Related: The Spin | Let the Ashes mind games begin: gazing through a crystal ball at cricket in 2025

This is a nation that seems convinced the future of cricket is a spunky, mulletted, wispy-moustachioed bloke who hasn’t scored any runs but whacks it in interesting ways (see also: Jake Fraser-McGurk). Konstas will have a long and lucrative career in the form the sport now takes. But what are the odds he has already made his highest Test score?

This is not a criticism. Excelling at other forms is rational behaviour. England are scheduled to play six Test in the 12 months after the Ashes, and England actually make money out of red-ball cricket. Otherwise the gravity is only pulling one way. South Africa gave a stage last week to Kwena Maphaka, a hugely talented 18-year-old left-armer, who will now need to wait almost two years to play another Test at home.
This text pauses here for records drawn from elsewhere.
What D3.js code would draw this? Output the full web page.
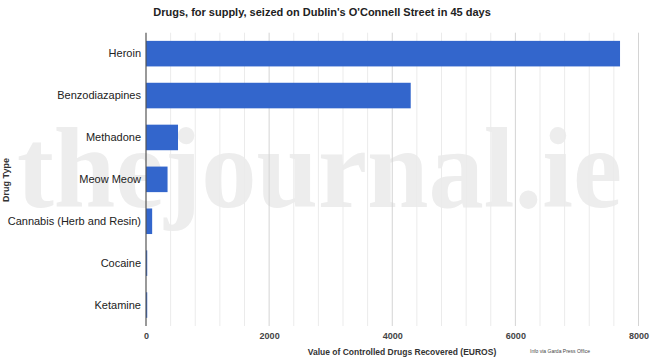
<!DOCTYPE html>
<html><head><meta charset="utf-8">
<script src="https://cdn.jsdelivr.net/npm/d3@7"></script>
<style>body{margin:0;background:#fff}svg{display:block}text{font-family:"Liberation Sans",Arial,sans-serif}</style>
</head><body>
<script>
const categories = ["Heroin","Benzodiazapines","Methadone","Meow Meow","Cannabis (Herb and Resin)","Cocaine","Ketamine"];
const values = [7700, 4300, 520, 350, 100, 20, 20];
const xTicks = [0, 2000, 4000, 6000, 8000];
const title = "Drugs, for supply, seized on Dublin's O'Connell Street in 45 days";
const xTitle = "Value of Controlled Drugs Recovered (EUROS)";
const yTitle = "Drug Type";
const credit = "Info via Garda Press Office";
const watermark = "thejournal.ie";

const W = 650, H = 358;
const m = {left:146, right:12, top:32.7, bottom:32};
const svg = d3.select("body").append("svg").attr("width",W).attr("height",H);

// watermark
svg.append("text").attr("x",17).attr("y",207)
  .attr("textLength",605).attr("lengthAdjust","spacingAndGlyphs")
  .style("font-family","'Liberation Serif',serif").style("font-weight","bold")
  .style("font-size","114px").attr("fill","#ededed").text(watermark);

const x = d3.scaleLinear().domain([0,8000]).range([m.left, 638.5]);
const y = d3.scaleBand().domain(categories).range([m.top, H-m.bottom]).paddingInner(0.39).paddingOuter(0.195);

// gridlines
const minor = d3.range(400, 8001, 400).filter(v => v % 2000 !== 0);
svg.append("g").selectAll("line").data(minor).join("line")
  .attr("x1",d=>x(d)).attr("x2",d=>x(d)).attr("y1",m.top).attr("y2",H-m.bottom)
  .attr("stroke","#ebebeb").attr("stroke-width",1);
svg.append("g").selectAll("line").data(xTicks.slice(1)).join("line")
  .attr("x1",d=>x(d)).attr("x2",d=>x(d)).attr("y1",m.top).attr("y2",H-m.bottom)
  .attr("stroke","#d4d4d4").attr("stroke-width",1);

// bars
svg.append("g").selectAll("rect").data(values).join("rect")
  .attr("x",x(0)).attr("y",(d,i)=>y(categories[i]))
  .attr("width",d=>x(d)-x(0)).attr("height",y.bandwidth())
  .attr("fill","#3366cc");

// baseline
svg.append("line").attr("x1",x(0)).attr("x2",x(0)).attr("y1",m.top).attr("y2",H-m.bottom)
  .attr("stroke","#555").attr("stroke-width",1.2);

// y labels
const yAxis = d3.axisLeft(y).tickSize(0).tickPadding(5);
const gy = svg.append("g").attr("transform",`translate(${x(0)},0)`).call(yAxis);
gy.select(".domain").remove();
gy.selectAll("text").style("font-size","11px").attr("fill","#222").style("font-family","'Liberation Sans',Arial,sans-serif");

// x labels
const xAxis = d3.axisBottom(x).tickValues(xTicks).tickSize(0).tickPadding(0).tickFormat(d3.format("d"));
const gx = svg.append("g").attr("transform",`translate(0,333)`).call(xAxis);
gx.select(".domain").remove();
gx.selectAll("text").style("font-size","9px").style("font-weight","bold").attr("fill","#444").style("font-family","'Liberation Sans',Arial,sans-serif");

// titles
svg.append("text").attr("x",322).attr("y",16).attr("text-anchor","middle")
  .style("font-size","11px").style("font-weight","bold").attr("fill","#222").text(title);
svg.append("text").attr("x",402).attr("y",355).attr("text-anchor","middle")
  .style("font-size","8.5px").style("font-weight","bold").attr("fill","#333").text(xTitle);
svg.append("text").attr("transform","translate(9,180) rotate(-90)").attr("text-anchor","middle")
  .style("font-size","9px").style("font-weight","bold").attr("fill","#333").text(yTitle);
svg.append("text").attr("x",530).attr("y",353)
  .style("font-size","5px").attr("fill","#444").text(credit);
</script>
</body></html>
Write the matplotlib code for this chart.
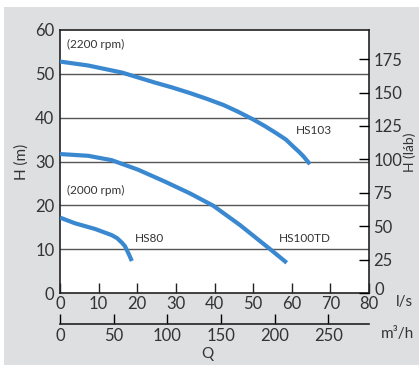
import matplotlib
matplotlib.use("Agg")
from matplotlib import pyplot as plt
from matplotlib.patches import Rectangle
from matplotlib.transforms import ScaledTranslation

plt.rcParams['font.family'] = ['Lato', 'DejaVu Sans']

# pump curves: Q (l/s) vs H (m)
q_hs103 = [0, 7.3, 16, 24.6, 29, 33.7, 38, 42.3, 46, 50, 53, 56.1, 58.5, 60.4, 62, 63, 64.7]
h_hs103 = [52.8, 51.9, 50.3, 48.0, 46.9, 45.6, 44.3, 42.9, 41.4, 39.6, 38.1, 36.4, 35.0, 33.4, 32.1, 31.2, 29.4]

q_hs100 = [0, 7.3, 13.4, 20.3, 27.2, 33.7, 39.7, 46.6, 54.4, 58.7]
h_hs100 = [31.7, 31.3, 30.3, 28.1, 25.4, 22.7, 19.9, 15.5, 10.0, 6.9]

q_hs80 = [0, 3.9, 9.1, 13.4, 14.8, 16.0, 16.8, 17.3, 17.9, 18.6]
h_hs80 = [17.2, 15.9, 14.6, 13.2, 12.5, 11.5, 10.7, 9.8, 8.7, 7.3]

x_ticks = [0, 10, 20, 30, 40, 50, 60, 70, 80]
y_ticks = [0, 10, 20, 30, 40, 50, 60]
ft_ticks = [0, 25, 50, 75, 100, 125, 150, 175]
m3h_ticks = [0, 50, 100, 150, 200, 250]

blue = "#3a88cf"
dark = "#333333"
W, H = 419, 365

fig = plt.figure(figsize=(W / 100, H / 100), dpi=100)
fig.patch.set_facecolor("white")
fig.patches.append(Rectangle((4 / W, 0), 1, (H - 7) / H, transform=fig.transFigure,
                             facecolor="#dedfe1", edgecolor="none", zorder=-1))

ax = fig.add_axes([60 / W, (H - 293) / H, (369 - 60) / W, (293 - 30) / H])
ax.set_facecolor("white")
ax.set_xlim(0, 80)
ax.set_ylim(0, 60)
for s in ax.spines.values():
    s.set_color("#222222")
    s.set_linewidth(1.2)

for y in [10, 20, 30, 40, 50]:
    ax.axhline(y, color="#555555", lw=1.0, zorder=1)

for q, h in [(q_hs103, h_hs103), (q_hs100, h_hs100), (q_hs80, h_hs80)]:
    ax.plot(q, h, color=blue, lw=3, solid_capstyle="butt", solid_joinstyle="round", zorder=3)

ax.set_xticks(x_ticks)
ax.set_yticks(y_ticks)
ax.tick_params(axis="x", direction="in", length=7, width=1, labelsize=12, colors="#222222",
               labelcolor=dark, pad=2)
ax.tick_params(axis="y", direction="in", length=0, labelsize=12, labelcolor=dark, pad=4)
ax.set_ylabel("H (m)", fontsize=11, color=dark, labelpad=5)

kw = dict(fontsize=8.5, color=dark)
ax.text(1.8, 56.8, "(2200 rpm)", va="center", ha="left", **kw)
ax.text(1.8, 23.5, "(2000 rpm)", va="center", ha="left", **kw)
ax.text(61.0, 37.0, "HS103", va="center", ha="left", **kw)
ax.text(19.3, 12.5, "HS80", va="center", ha="left", **kw)
ax.text(56.7, 12.5, "HS100TD", va="center", ha="left", **kw)

# right axis in feet
ax2 = ax.twinx()
ax2.set_ylim(0, 60 * 3.28084)
ax2.set_yticks(ft_ticks)
ax2.tick_params(axis="y", direction="in", length=7, width=1, labelsize=12, labelcolor=dark, pad=3)
for s in ax2.spines.values():
    s.set_visible(False)
zero_lbl = ax2.get_yticklabels()[0]
zero_lbl.set_transform(zero_lbl.get_transform() + ScaledTranslation(1 / 72, 3 / 72, fig.dpi_scale_trans))
fig.text(410 / W, 1 - 152 / H, "H (láb)", fontsize=10, color=dark, rotation=90,
         ha="center", va="center")

# secondary flow axis in m3/h
sec = ax.secondary_xaxis(-31 / 263, functions=(lambda x: x * 3.6, lambda x: x / 3.6))
sec.set_xticks(m3h_ticks)
sec.tick_params(axis="x", direction="in", length=7, width=1, labelsize=12, labelcolor=dark, pad=3)
sec.spines["bottom"].set_linewidth(1.2)
sec.spines["bottom"].set_color("#222222")

fig.text(404 / W, 1 - 302 / H, "l/s", fontsize=11, color=dark, ha="center", va="center")
fig.text(397 / W, 1 - 334 / H, "m³/h", fontsize=11, color=dark, ha="center", va="center")
fig.text(207 / W, 1 - 354 / H, "Q", fontsize=11, color=dark, ha="center", va="center")

fig.savefig("out.png", dpi=100)
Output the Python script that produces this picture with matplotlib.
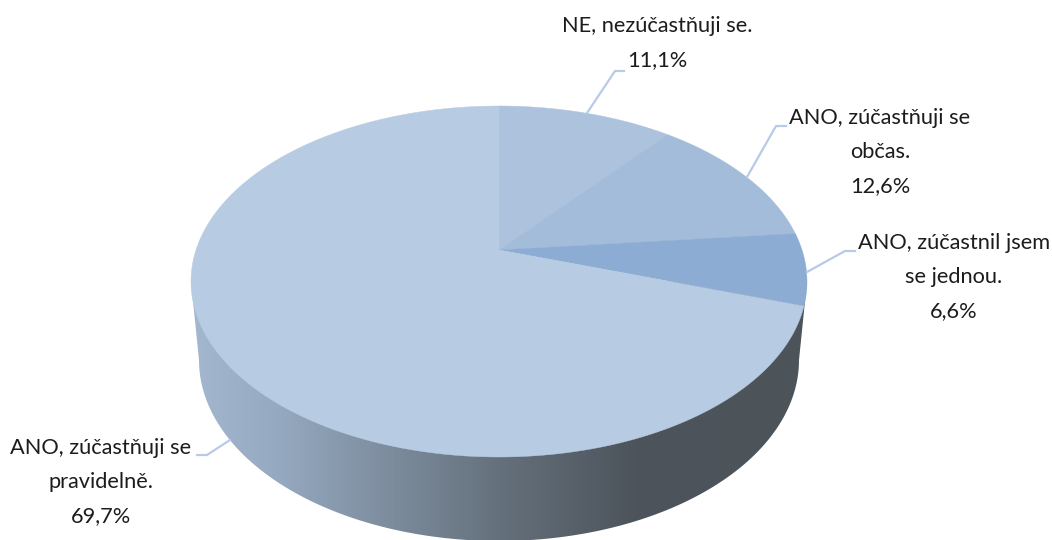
import numpy as np
from matplotlib import pyplot as plt
from matplotlib.colors import LinearSegmentedColormap
from matplotlib.path import Path
from matplotlib.patches import PathPatch

labels = ["NE, nezúčastňuji se.", "ANO, zúčastňuji se\nobčas.",
          "ANO, zúčastnil jsem\nse jednou.", "ANO, zúčastňuji se\npravidelně."]
shares = [11.1, 12.6, 6.6, 69.7]
colors = ["#adc3dd", "#a3bcd9", "#8cacd3", "#b7cce2"]

# label centres and leader lines, in pixels of the picture
label_pos = [(657, 43), (880, 152), (954, 277), (101, 482)]
leaders = [[(587, 113), (615, 71), (624, 71)],
           [(747, 177), (776, 126), (786, 126)],
           [(807, 272), (845, 251), (855, 251)],
           [(230, 440), (207, 455), (197, 455)]]

# top face and bottom edge of the disc
cx, cy, rx, ry = 499, 281.5, 308, 175.5
apex_y = 250
bot_cy, bot_rx, bot_ry = 360, 300, 181
persp = 0.82  # how much the perspective squeezes the far side

plt.rcParams['font.family'] = ['Lato', 'DejaVu Sans']

fig = plt.figure(figsize=(10.52, 5.4), dpi=100)
ax = fig.add_axes([0, 0, 1, 1])
ax.set_xlim(0, 1052)
ax.set_ylim(540, 0)
ax.axis('off')


def rim(angle):
    # pie angle (clockwise from top, radians) to a point on the top ellipse
    t = 2 * np.arctan2(persp * np.sin(angle / 2), np.cos(angle / 2))
    return cx + rx * np.sin(t), cy - ry * np.cos(t)


# side wall with the horizontal gradient
t = np.linspace(0, np.pi, 200)
wall = list(zip(cx + bot_rx * np.cos(t), bot_cy + bot_ry * np.sin(t)))
wall = [(cx + rx, cy)] + wall + [(cx - rx, cy)]
wall_path = Path(wall + [wall[0]], closed=True)
wall_patch = PathPatch(wall_path, fc='none', ec='none')
ax.add_patch(wall_patch)

grad = LinearSegmentedColormap.from_list('wall', [
    (0.0, "#a3b7ce"), (0.14, "#95a9c0"), (0.49, "#66727e"),
    (0.72, "#4d545b"), (1.0, "#4c5359")])
im = ax.imshow(np.linspace(0, 1, 612).reshape(1, -1), cmap=grad, aspect='auto',
               extent=(191, 807, 545, 270), zorder=1)
im.set_clip_path(wall_patch)
ax.set_xlim(0, 1052)
ax.set_ylim(540, 0)

# top face slices
start = 0.0
for share, color in zip(shares, colors):
    end = start + share / sum(shares) * 2 * np.pi
    a = np.linspace(start, end, 200)
    x, y = rim(a)
    ax.fill(np.r_[cx, x], np.r_[apex_y, y], color=color, lw=0.3, zorder=2)
    start = end

for (px, py), label, share, line in zip(label_pos, labels, shares, leaders):
    text = label + "\n" + f"{share:.1f}%".replace(".", ",")
    ax.text(px, py, text, ha='center', va='center', fontsize=15.7,
            color="#1c1c1c", linespacing=1.89, zorder=4)
    ax.plot(*zip(*line), color="#b7cbe8", lw=1.6, zorder=3)

fig.savefig("out.png", dpi=100)
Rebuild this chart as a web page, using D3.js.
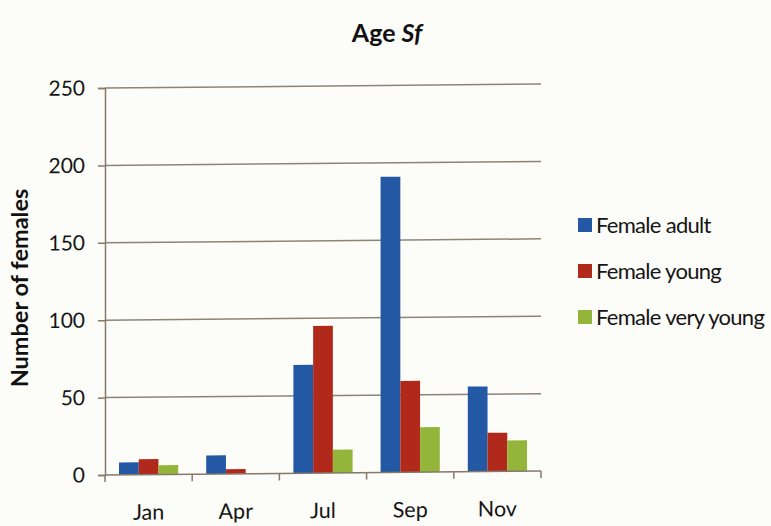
<!DOCTYPE html>
<html>
<head>
<meta charset="utf-8">
<script src="https://cdn.jsdelivr.net/npm/d3@7"></script>
<style>
  html, body { margin: 0; padding: 0; background: #fcfcf9; }
  svg { display: block; font-family: Lato, "Open Sans", sans-serif; }
</style>
</head>
<body>
<svg id="chart" width="771" height="526"></svg>
<script>
// Monthly counts of females by age class
const months = ["Jan", "Apr", "Jul", "Sep", "Nov"];
const seriesNames = ["Female adult", "Female young", "Female very young"];
const femaleAdult = [8, 12, 70, 191, 55];
const femaleYoung = [10, 3, 95, 59, 25];
const femaleVeryYoung = [6, 0, 15, 29, 20];
const yTicks = [0, 50, 100, 150, 200, 250];
const colors = ["#2358a4", "#b0291b", "#92b53a"];

const series = [femaleAdult, femaleYoung, femaleVeryYoung];
const rows = months.map((m, i) => ({ month: m, values: series.map((s, k) => ({ key: seriesNames[k], value: s[i] })) }));

const svg = d3.select("#chart");
const plotLeft = 105, plotRight = 541, plotTop = 88, plotBottom = 475;
const axisColor = "#86796a";
const textColor = "#151515";

const x0 = d3.scaleBand().domain(months).range([plotLeft, plotRight]).padding(0);
const x1 = d3.scaleBand().domain(seriesNames).range([14, x0.bandwidth() - 14]).padding(0);
const y = d3.scaleLinear().domain([0, 250]).range([plotBottom, plotTop]);

// plot area, slightly sheared upward toward the right
const plot = svg.append("g")
  .attr("transform", `translate(${plotLeft},0) skewY(-0.52) translate(${-plotLeft},0)`);

// horizontal gridlines
plot.append("g").selectAll("line")
  .data(yTicks.filter(t => t > 0))
  .join("line")
  .attr("x1", plotLeft).attr("x2", plotRight)
  .attr("y1", d => y(d)).attr("y2", d => y(d))
  .attr("stroke", "#8d8478").attr("stroke-width", 1.5);

// bars
plot.append("g").selectAll("g")
  .data(rows)
  .join("g")
  .attr("transform", d => `translate(${x0(d.month)},0)`)
  .selectAll("rect")
  .data(d => d.values)
  .join("rect")
  .attr("x", d => x1(d.key))
  .attr("width", x1.bandwidth())
  .attr("y", d => y(d.value))
  .attr("height", d => y(0) - y(d.value))
  .attr("fill", (d, i) => colors[i]);

// y axis
const yAxis = plot.append("g")
  .attr("transform", `translate(${plotLeft},0)`)
  .call(d3.axisLeft(y).tickValues(yTicks).tickSize(7).tickPadding(13));
yAxis.select(".domain").attr("stroke", axisColor).attr("stroke-width", 1.5);
yAxis.selectAll(".tick line").attr("stroke", axisColor).attr("stroke-width", 1.5);
yAxis.selectAll(".tick text")
  .attr("font-size", 21).attr("fill", textColor)
  .attr("font-family", "Lato, sans-serif");

// x axis with ticks at category boundaries
const xAxisG = plot.append("g").attr("transform", `translate(0,${plotBottom})`);
xAxisG.append("line")
  .attr("x1", plotLeft).attr("x2", plotRight)
  .attr("stroke", axisColor).attr("stroke-width", 1.5);
xAxisG.selectAll("line.tick")
  .data(months.map(m => x0(m)).concat([plotRight]))
  .join("line")
  .attr("class", "tick")
  .attr("x1", d => d).attr("x2", d => d)
  .attr("y1", 0).attr("y2", 7)
  .attr("stroke", axisColor).attr("stroke-width", 1.5);
xAxisG.selectAll("text")
  .data(months)
  .join("text")
  .attr("x", d => x0(d) + x0.bandwidth() / 2)
  .attr("y", 45)
  .attr("text-anchor", "middle")
  .attr("font-size", 21.5).attr("fill", textColor)
  .text(d => d);

// title
const title = svg.append("text")
  .attr("x", 387).attr("y", 42)
  .attr("text-anchor", "middle")
  .attr("font-size", 25).attr("font-weight", "bold").attr("fill", "#111");
title.append("tspan").text("Age ");
title.append("tspan").attr("font-style", "italic").text("Sf");

// y axis title
svg.append("text")
  .attr("transform", "translate(28,288) rotate(-90)")
  .attr("text-anchor", "middle")
  .attr("font-size", 23.5).attr("font-weight", "bold").attr("fill", "#111")
  .text("Number of females");

// legend
const legend = svg.append("g").attr("transform", "translate(578,225)");
const item = legend.selectAll("g")
  .data(seriesNames)
  .join("g")
  .attr("transform", (d, i) => `translate(0,${i * 46})`);
item.append("rect")
  .attr("x", 0).attr("y", -7)
  .attr("width", 14).attr("height", 14)
  .attr("fill", (d, i) => colors[i]);
item.append("text")
  .attr("x", 18).attr("y", 8)
  .attr("font-size", 22).attr("fill", textColor)
  .attr("letter-spacing", -0.7)
  .text(d => d);
</script>
</body>
</html>
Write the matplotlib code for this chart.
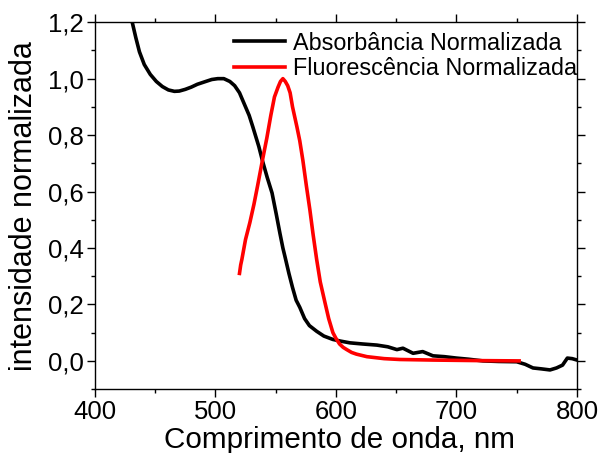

How long before the red-ball game becomes properly marginalised by those top-down forces? How long before Ashes cricket is essentially a kind of morris dance meets the Ryder Cup, an exhibition event staged off to one side in strange traditional dress?

Always the death talk with Test cricket. But this is now increasingly formalised. The next one really could be the last one, or at least the last one like this. Hence the urge to drink it in, to close the blinds against the world, to enjoy a final flash of light before this star cruiser crashes into the sun. Who knows, that stopped clock might finally be telling the right time.